Videokonferenzen allein könnten kein Gemeinschaftsgefühl erzeugen, betonte Rump. «Die Zusammengehörigkeit eines Teams entsteht, wenn man zumindest ab und zu zusammen in einem Raum ist. Treffen sind wichtig für den Teamspirit, sonst haben Sie eine Truppe von Söldnern.» Das System funktioniere momentan auch deswegen so gut, weil die Menschen sich persönlich aus der Vor-Corona-Zeit kennen.

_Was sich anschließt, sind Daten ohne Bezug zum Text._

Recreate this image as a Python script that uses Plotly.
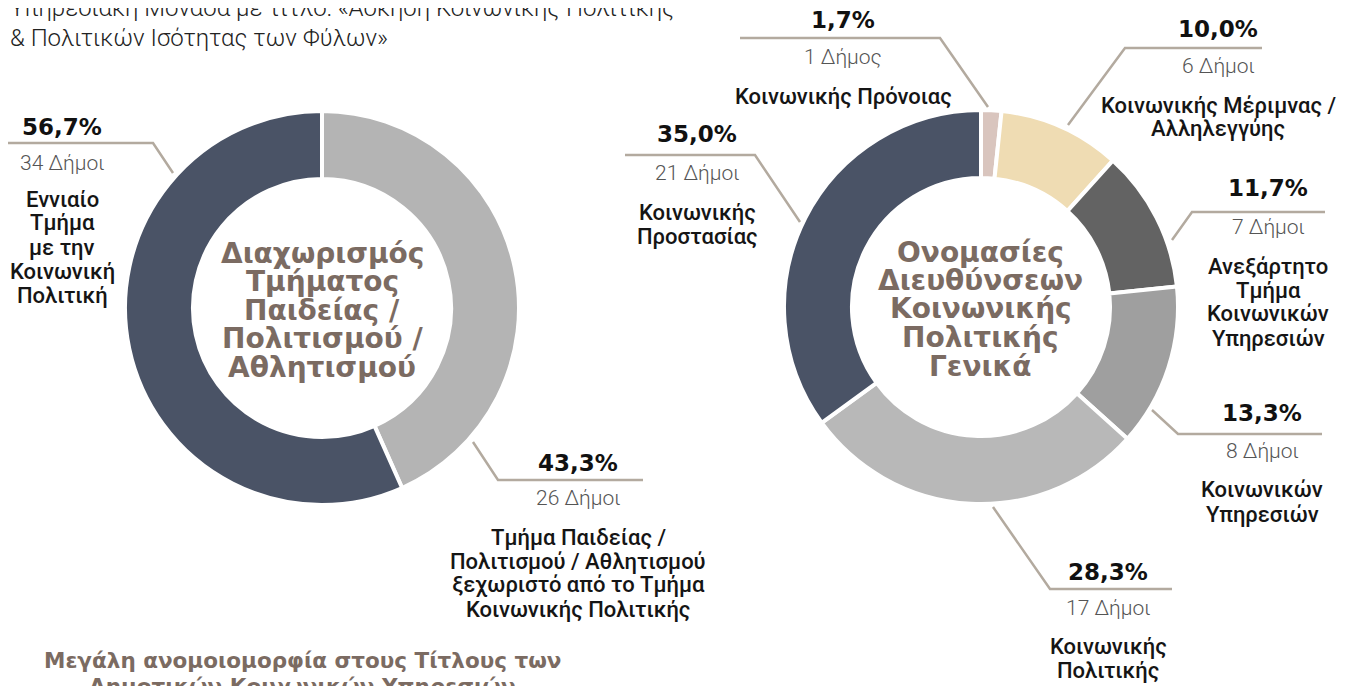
import plotly.graph_objects as go

# ---------------- data ----------------
TOTAL = 60
left_counts = [26, 34]
left_colors = ["#b4b4b4", "#4a5366"]
left_labels = [
    ["Τμήμα Παιδείας /", "Πολιτισμού / Αθλητισμού", "ξεχωριστό από το Τμήμα", "Κοινωνικής Πολιτικής"],
    ["Εννιαίο", "Τμήμα", "με την", "Κοινωνική", "Πολιτική"],
]
left_title = ["Διαχωρισμός", "Τμήματος", "Παιδείας /", "Πολιτισμού /", "Αθλητισμού"]

right_counts = [1, 6, 7, 8, 17, 21]
right_colors = ["#d9c5be", "#efdcb3", "#636363", "#9f9f9f", "#b8b8b8", "#4a5366"]
right_labels = [
    ["Κοινωνικής Πρόνοιας"],
    ["Κοινωνικής Μέριμνας /", "Αλληλεγγύης"],
    ["Ανεξάρτητο", "Τμήμα", "Κοινωνικών", "Υπηρεσιών"],
    ["Κοινωνικών", "Υπηρεσιών"],
    ["Κοινωνικής", "Πολιτικής"],
    ["Κοινωνικής", "Προστασίας"],
]
right_title = ["Ονομασίες", "Διευθύνσεων", "Κοινωνικής", "Πολιτικής", "Γενικά"]

top_text = ["Υπηρεσιακή Μονάδα με τίτλο: «Άσκηση Κοινωνικής Πολιτικής", "& Πολιτικών Ισότητας των Φύλων»"]
bottom_text = ["Μεγάλη ανομοιομορφία στους Τίτλους των", "Δημοτικών Κοινωνικών Υπηρεσιών"]

# ---------------- layout helpers ----------------
W, H = 1345, 686
OFF = 8          # page body margin compensation
R = 197
BROWN = "#7b6b62"
LEADER = "#b3aa9f"


def px(x):
    return (x - OFF) / W


def py(y):
    return 1 - (y - OFF) / H


def pct_text(c):
    return f"{100 * c / TOTAL:.1f}%".replace(".", ",")


def count_text(c):
    return f"{c} Δήμος" if c == 1 else f"{c} Δήμοι"


fig = go.Figure()

for cx, cy, counts, colors in [(322, 308, left_counts, left_colors), (981, 307, right_counts, right_colors)]:
    fig.add_trace(go.Pie(
        values=counts,
        marker=dict(colors=colors, line=dict(color="white", width=4)),
        hole=0.655,
        sort=False,
        direction="clockwise",
        rotation=0,
        textinfo="none",
        hoverinfo="skip",
        showlegend=False,
        domain=dict(x=[px(cx - R), px(cx + R)], y=[py(cy + R), py(cy - R)]),
    ))

annotations = []


def add_text(x, y, text, size, color, family, weight="normal", anchor="center"):
    annotations.append(dict(
        x=px(x), y=py(y), xref="paper", yref="paper", text=text, showarrow=False,
        xanchor=anchor, yanchor="middle",
        font=dict(size=size, color=color, family=family, weight=weight),
    ))


def add_block(x, y_pct, y_cnt, y_lab, count, lines, spacing=24):
    add_text(x, y_pct, pct_text(count), 23, "#111111", "DejaVu Sans", "bold")
    add_text(x, y_cnt, count_text(count), 21, "#555555", "Roboto", 300)
    for i, ln in enumerate(lines):
        add_text(x, y_lab + i * spacing, ln, 22, "#151515", "Roboto", 500)


# label block positions (x centre, pct y, count y, first label line y)
left_pos = [(578, 463, 498, 537), (62, 127, 163, 199)]
right_pos = [(843, 20, 57, 96), (1218, 29, 66, 105), (1268, 188, 227, 266),
             (1262, 413, 451, 490), (1108, 572, 608, 646), (697, 134, 173, 212)]

for (x, a, b, c), cnt, lines in zip(left_pos, left_counts, left_labels):
    add_block(x, a, b, c, cnt, lines)
for (x, a, b, c), cnt, lines in zip(right_pos, right_counts, right_labels):
    add_block(x, a, b, c, cnt, lines)

# centre titles
for i, ln in enumerate(left_title):
    add_text(322, 253 + i * 28.5, ln, 28, BROWN, "DejaVu Sans", "bold")
for i, ln in enumerate(right_title):
    add_text(981, 252 + i * 28.5, ln, 28, BROWN, "DejaVu Sans", "bold")

# top and bottom texts
for i, ln in enumerate(top_text):
    add_text(8, 8 + i * 30, ln, 24, "#222222", "Roboto", 300, anchor="left")
for i, ln in enumerate(bottom_text):
    add_text(302, 660 + i * 26, ln, 21.5, BROWN, "DejaVu Sans", "bold")

# leader lines (layout positions)
leaders = [
    [(0, 143), (153, 143), (173, 173)],
    [(473, 442), (498, 480), (643, 480)],
    [(740, 38), (940, 38), (988, 107)],
    [(1068, 125), (1125, 48), (1262, 48)],
    [(1172, 240), (1192, 212), (1325, 212)],
    [(1152, 410), (1178, 434), (1322, 434)],
    [(993, 507), (1050, 589), (1172, 589)],
    [(625, 155), (755, 155), (800, 222)],
]
shapes = []
for pts in leaders:
    path = "M " + " L ".join(f"{px(x):.5f},{py(y):.5f}" for x, y in pts)
    shapes.append(dict(type="path", path=path, xref="paper", yref="paper",
                       line=dict(color=LEADER, width=2.5)))

fig.update_layout(
    width=W, height=H,
    margin=dict(l=0, r=0, t=0, b=0),
    paper_bgcolor="white",
    plot_bgcolor="white",
    annotations=annotations,
    shapes=shapes,
)

fig.write_html("out.html")
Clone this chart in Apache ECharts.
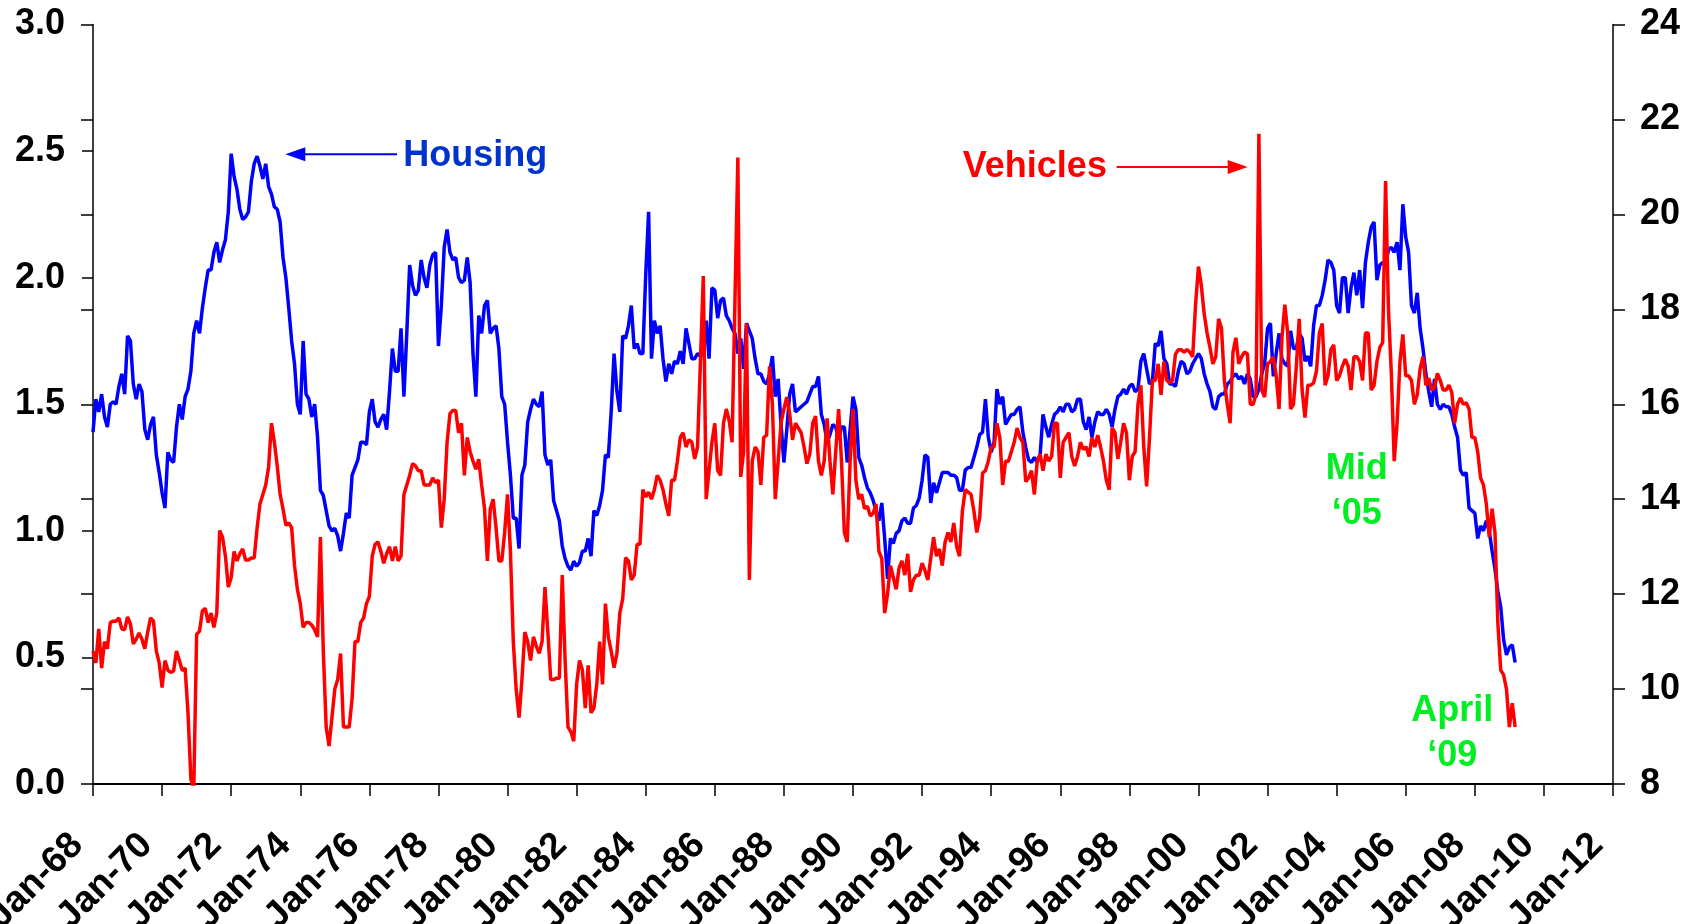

«Man muss in regelmäßigen Abständen zusammenkommen, und zwar in einem Raum. Und keinesfalls im operativen Tagesgeschäft, wo man oft mit Kleinteiligkeit Zeit verliert», unterstrich die Professorin an der Hochschule für Wirtschaft und Gesellschaft Ludwigshafen. Eine klassische Gefahr beim Homeoffice sei die Selbstausbeutung, sagte Rump. «Als Gegenmittel sollte man sich ein Regelwerk machen. Eine Agenda für den Tag und eine Meilenstein-Planung für die Woche. Und man sollte die Eintönigkeit bekämpfen – öfter mal den Raum wechseln und das Thema, an dem man arbeitet.» Das größere Interesse am Homeoffice bedeute nicht das generelle Aus für das Großraumbüro. Ein Großraumbüro müsse jedoch ein Raum sein, in dem sich Menschen wohlfühlen. «Sonst springt der Funke im Team und im Job nicht über», sagte Rump.